My right hon. Friend told the House not long ago that we hoped to send H.M.S. Troubridge to Malta for a major refit. I have the First Lord's permission to announce that, subject to the contract which is now being negotiated, the "Troubridge" should reach Malta by the end of May. She will be there for about a year, and will provide employment for several hundred men during that time. All these things, in their different ways, will be helpful to the economy of Malta.

Hon. Members may also like to know of another development which, I think, has been announced by the War Office today, and that is that the Royal Sussex Regiment will be sent to Malta to undertake training there. That is also agreeable to Dr. Borg Olivier and, inci- dentally, will be of some assistance to Malta.

My hon. Friend seemed to imply, if he did not actually say so, that we in the Colonial Office were not interested in Malta and were not doing much to help her. This is not so: there is no Colony in which my right hon. Friend takes more interest than he does in Malta. Indeed, he has given me the task of preparing every single week for him a Malta progress report and we do not do that for any other Colony. He and I, and my noble friend the Minister of State, all give a high proportion of our time to Malta, and it really amazed me to hear my hon. Friend say in that context that the Secretary of State has not enough time to deal with it. I think that my hon. Friend under-estimates the capacity for hard work of my right hon. Friends and also the amount of time that we all, Ministers and officials alike, spend on Malta.

Very quickly, I now turn to other matters. Air fares are mainly the concern of my right hon. Friend the Minister of Aviation, who is already looking at the matter very urgently and is well seized of the problem. But I might say that even at the increased levels the fares to Malta are still the cheapest in Europe. My right hon. Friend has already indicated to Malta that increased expenditure under the heading of technical education is eligible for C.D. and W. assistance.

With regard to the Candlemas speech, the Governor of Malta is a constitutional Governor and takes the advice of his Malta Ministers. That speech was not written in the Colonial Office. I have no doubt that the Governor had his own sources of information, and it is not for me to comment upon it.

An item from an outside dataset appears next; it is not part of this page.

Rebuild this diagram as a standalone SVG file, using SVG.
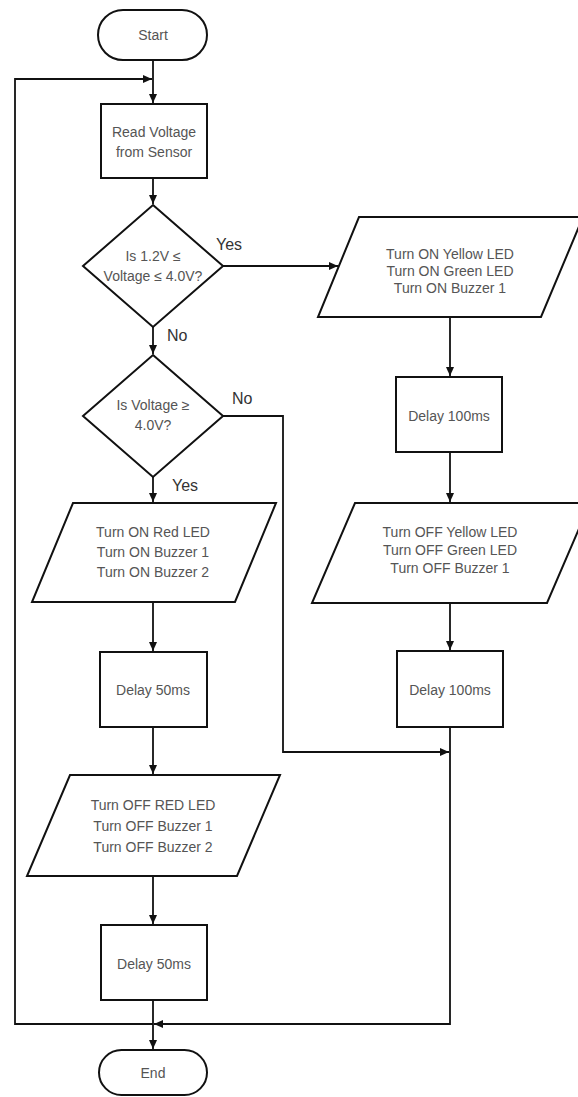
<svg xmlns="http://www.w3.org/2000/svg" width="578" height="1097" viewBox="0 0 578 1097">
<style>
.shape{fill:#fff;stroke:#111;stroke-width:2}
.t{font-family:"Liberation Sans",Arial,sans-serif;font-size:14px;fill:#555;text-anchor:middle}
.lbl{font-family:"Liberation Sans",Arial,sans-serif;font-size:16px;fill:#333}
.c{fill:none;stroke:#111;stroke-width:1.8}
</style>
<defs>
<marker id="ah" markerWidth="10" markerHeight="10" refX="9" refY="5" orient="auto" markerUnits="userSpaceOnUse">
<path d="M0,1 L9,5 L0,9 Z" fill="#111"/>
</marker>
</defs>
<rect width="578" height="1097" fill="#fff"/>
<g id="connectors">
<path class="c" d="M153,60 V103" marker-end="url(#ah)"/>
<path class="c" d="M153,1024 H15 V79 H152" marker-end="url(#ah)"/>
<path class="c" d="M153,178 V204" marker-end="url(#ah)"/>
<path class="c" d="M223,266 H338" marker-end="url(#ah)"/>
<path class="c" d="M153,327 V354" marker-end="url(#ah)"/>
<path class="c" d="M223,416 H283 V752 H449" marker-end="url(#ah)"/>
<path class="c" d="M153,477 V502" marker-end="url(#ah)"/>
<path class="c" d="M450,317 V376" marker-end="url(#ah)"/>
<path class="c" d="M450,452 V502" marker-end="url(#ah)"/>
<path class="c" d="M450,603 V650" marker-end="url(#ah)"/>
<path class="c" d="M450,727 V1024 H154" marker-end="url(#ah)"/>
<path class="c" d="M153,602 V651" marker-end="url(#ah)"/>
<path class="c" d="M153,727 V774" marker-end="url(#ah)"/>
<path class="c" d="M153,876 V924" marker-end="url(#ah)"/>
<path class="c" d="M153,1000 V1049" marker-end="url(#ah)"/>
</g>
<g id="start">
<rect class="shape" x="98" y="10" width="109" height="50" rx="25"/>
<text class="t" x="153" y="40">Start</text>
</g>
<g id="read">
<rect class="shape" x="101" y="104" width="106" height="74"/>
<text class="t" x="154" y="137">Read Voltage</text>
<text class="t" x="154" y="157">from Sensor</text>
</g>
<g id="dec1">
<polygon class="shape" points="153,205 223,266 153,327 83,266"/>
<text class="t" x="153" y="261">Is 1.2V ≤</text>
<text class="t" x="153" y="281">Voltage ≤ 4.0V?</text>
</g>
<g id="yellowOn">
<polygon class="shape" points="359,217 583,217 541,317 318,317"/>
<text class="t" x="450" y="259">Turn ON Yellow LED</text>
<text class="t" x="450" y="276">Turn ON Green LED</text>
<text class="t" x="450" y="293">Turn ON Buzzer 1</text>
</g>
<g id="delay100a">
<rect class="shape" x="396" y="377" width="106" height="75"/>
<text class="t" x="449" y="421">Delay 100ms</text>
</g>
<g id="yellowOff">
<polygon class="shape" points="355,503 590,503 547,603 312,603"/>
<text class="t" x="450" y="537">Turn OFF Yellow LED</text>
<text class="t" x="450" y="555">Turn OFF Green LED</text>
<text class="t" x="450" y="573">Turn OFF Buzzer 1</text>
</g>
<g id="delay100b">
<rect class="shape" x="397" y="651" width="106" height="76"/>
<text class="t" x="450" y="695">Delay 100ms</text>
</g>
<g id="dec2">
<polygon class="shape" points="153,355 223,416 153,477 83,416"/>
<text class="t" x="153" y="410">Is Voltage ≥</text>
<text class="t" x="153" y="430">4.0V?</text>
</g>
<g id="redOn">
<polygon class="shape" points="73,503 276,503 235,602 32,602"/>
<text class="t" x="153" y="537">Turn ON Red LED</text>
<text class="t" x="153" y="557">Turn ON Buzzer 1</text>
<text class="t" x="153" y="577">Turn ON Buzzer 2</text>
</g>
<g id="delay50a">
<rect class="shape" x="100" y="652" width="107" height="75"/>
<text class="t" x="153" y="695">Delay 50ms</text>
</g>
<g id="redOff">
<polygon class="shape" points="70,775 280,775 237,876 27,876"/>
<text class="t" x="153" y="810">Turn OFF RED LED</text>
<text class="t" x="153" y="831">Turn OFF Buzzer 1</text>
<text class="t" x="153" y="852">Turn OFF Buzzer 2</text>
</g>
<g id="delay50b">
<rect class="shape" x="101" y="925" width="106" height="75"/>
<text class="t" x="154" y="969">Delay 50ms</text>
</g>
<g id="end">
<rect class="shape" x="99" y="1050" width="108" height="45" rx="22.5"/>
<text class="t" x="153" y="1078">End</text>
</g>
<g id="labels">
<text class="lbl" x="216" y="250">Yes</text>
<text class="lbl" x="167" y="341">No</text>
<text class="lbl" x="232" y="404">No</text>
<text class="lbl" x="172" y="491">Yes</text>
</g>
</svg>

Lastly, the dockyard—the lifeblood of Malta. I have not the time to talk about the Baileys except to say that it is not true that the firm could not make its case. It has made it again and again in the national Press and also in an enormous number of documents sent to Members of Parliament. However, the case is sub judice and I have neither the time nor, frankly, the inclination to deal with it today. It is a separate subject.

Today, we have in the saddle a very distinguished Council of Administration whose task and determination it is to run this dockyard with efficiency and integrity, and to attract to it the maximum amount of commercial work for the benefit of its employees and for the benefit of Malta. Subject to some minor technical details yet to be settled, tile Council hope to announce the formal appointment of managing agents on Monday. I am quite certain that the House will approve wholeheartedly the name and qualifications of the firm which has accepted this responsibility.

I am sure that the administration will make a great success of the dockyard. and I am convinced that the people of Malta, with the help which we shall continue to give them and by their own resource and courage, will solve their problems in peace as gallantly as they did in war.

Question put and agreed to.

Adjourned accordingly at twenty-nine minutes to Five o'clock.